WHAT IS EXPECTED: Write out each line of the listing as it stands, without the images.

SUPPLIED DATA:
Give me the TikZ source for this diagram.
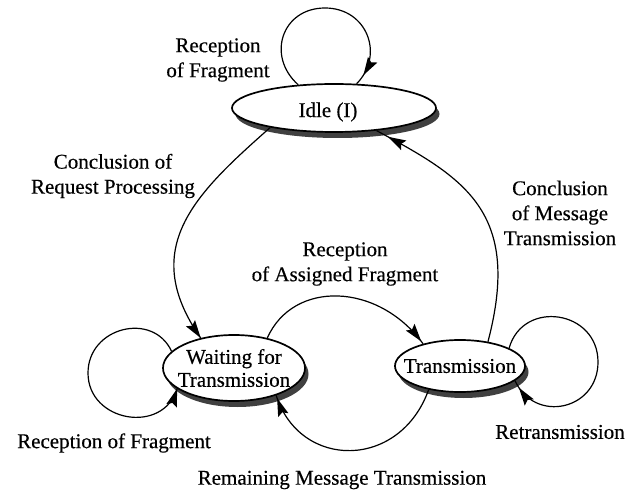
\documentclass[tikz,border=0pt]{standalone}
\usepackage{fontspec}
\setmainfont{Liberation Serif}[FakeBold=0.4]
\usetikzlibrary{shapes.geometric,decorations.markings,shadows}
\begin{document}
\begin{tikzpicture}[x=1pt,y=-1pt,
  every node/.style={font=\fontsize{21}{25}\selectfont},
  stateshape/.style={ellipse, draw, line width=1.7pt, fill=white, inner sep=0pt,
    drop shadow={shadow xshift=3.5pt, shadow yshift=-6pt, fill=black!75, opacity=1}},
  caption/.style={align=center, inner sep=0pt},
  link/.style={line width=1.2pt},
  % a slim filled arrowhead whose point sits at the given position on the path
  tipat/.style={postaction={decorate},
    decoration={markings, mark=at position #1 with
      {\fill (1pt,0pt) -- (-17pt,5.5pt) -- (-14pt,0pt) -- (-17pt,-5.5pt) -- cycle;}}}
]
\useasboundingbox (0,0) rectangle (640,494);

% states
\node[stateshape, minimum width=204pt, minimum height=48pt,
      label={[caption, xshift=-6pt, yshift=-4pt]center:Idle (I)}] (idle) at (334,108) {};
\node[stateshape, minimum width=142pt, minimum height=66pt,
      label={[caption, font=\fontsize{21}{23}\selectfont]center:Waiting for\\Transmission}] (wait) at (234,368) {};
\node[stateshape, minimum width=130pt, minimum height=52pt,
      label={[caption]center:Transmission}] (trans) at (460,366) {};

% self loops
\draw[link, tipat=-12pt] (idle.147) .. controls (266,56) and (282,8) .. (325,8)
      .. controls (367,8) and (385,55) .. (idle.47);
\draw[link, tipat=-1pt] (wait.165) .. controls (153,311) and (88,327) .. (88,373)
      .. controls (88,422) and (163,435) .. (wait.200);
\draw[link, tipat=-9pt] (trans.20) .. controls (523,299) and (598,310) .. (598,362)
      .. controls (598,410) and (535,424) .. (trans.-15);

% transitions between states
\draw[link, tipat=-1pt] (idle.197) .. controls (195,194) and (138,248) .. (wait.138);
\draw[link, tipat=-4pt] (wait.42) .. controls (293,280) and (378,282) .. (trans.149);
\draw[link, tipat=-4pt] (trans.217) .. controls (400,470) and (300,470) .. (wait.327);
\draw[link, tipat=-14pt] (trans.41) .. controls (522,212) and (465,178) .. (idle.332);

% transition labels
\node[caption] (lblA) at (218,60) {Reception\\of Fragment};
\node[caption] (lblB) at (113,176) {Conclusion of\\Request Processing};
\node[caption] (lblC) at (560,213) {Conclusion\\of Message\\Transmission};
\node[caption] (lblD) at (345,264) {Reception\\of Assigned Fragment};
\node[caption] (lblE) at (114,443) {Reception of Fragment};
\node[caption] (lblF) at (560,432) {Retransmission};
\node[caption] (lblG) at (342,480) {Remaining Message Transmission};
\end{tikzpicture}
\end{document}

EXERCISE OUTPUT:
Give me the TikZ source for this diagram.
\documentclass[tikz,border=0pt]{standalone}
\usepackage{fontspec}
\setmainfont{Liberation Serif}[FakeBold=0.4]
\usetikzlibrary{shapes.geometric,decorations.markings,shadows}
\begin{document}
\begin{tikzpicture}[x=1pt,y=-1pt,
  every node/.style={font=\fontsize{21}{25}\selectfont},
  stateshape/.style={ellipse, draw, line width=1.7pt, fill=white, inner sep=0pt,
    drop shadow={shadow xshift=3.5pt, shadow yshift=-6pt, fill=black!75, opacity=1}},
  caption/.style={align=center, inner sep=0pt},
  link/.style={line width=1.2pt},
  % a slim filled arrowhead whose point sits at the given position on the path
  tipat/.style={postaction={decorate},
    decoration={markings, mark=at position #1 with
      {\fill (1pt,0pt) -- (-17pt,5.5pt) -- (-14pt,0pt) -- (-17pt,-5.5pt) -- cycle;}}}
]
\useasboundingbox (0,0) rectangle (640,494);

% states
\node[stateshape, minimum width=204pt, minimum height=48pt,
      label={[caption, xshift=-6pt, yshift=-4pt]center:Idle (I)}] (idle) at (334,108) {};
\node[stateshape, minimum width=142pt, minimum height=66pt,
      label={[caption, font=\fontsize{21}{23}\selectfont]center:Waiting for\\Transmission}] (wait) at (234,368) {};
\node[stateshape, minimum width=130pt, minimum height=52pt,
      label={[caption]center:Transmission}] (trans) at (460,366) {};

% self loops
\draw[link, tipat=-12pt] (idle.147) .. controls (266,56) and (282,8) .. (325,8)
      .. controls (367,8) and (385,55) .. (idle.47);
\draw[link, tipat=-1pt] (wait.165) .. controls (153,311) and (88,327) .. (88,373)
      .. controls (88,422) and (163,435) .. (wait.200);
\draw[link, tipat=-9pt] (trans.20) .. controls (523,299) and (598,310) .. (598,362)
      .. controls (598,410) and (535,424) .. (trans.-15);

% transitions between states
\draw[link, tipat=-1pt] (idle.197) .. controls (195,194) and (138,248) .. (wait.138);
\draw[link, tipat=-4pt] (wait.42) .. controls (293,280) and (378,282) .. (trans.149);
\draw[link, tipat=-4pt] (trans.217) .. controls (400,470) and (300,470) .. (wait.327);
\draw[link, tipat=-14pt] (trans.41) .. controls (522,212) and (465,178) .. (idle.332);

% transition labels
\node[caption] (lblA) at (218,60) {Reception\\of Fragment};
\node[caption] (lblB) at (113,176) {Conclusion of\\Request Processing};
\node[caption] (lblC) at (560,213) {Conclusion\\of Message\\Transmission};
\node[caption] (lblD) at (345,264) {Reception\\of Assigned Fragment};
\node[caption] (lblE) at (114,443) {Reception of Fragment};
\node[caption] (lblF) at (560,432) {Retransmission};
\node[caption] (lblG) at (342,480) {Remaining Message Transmission};
\end{tikzpicture}
\end{document}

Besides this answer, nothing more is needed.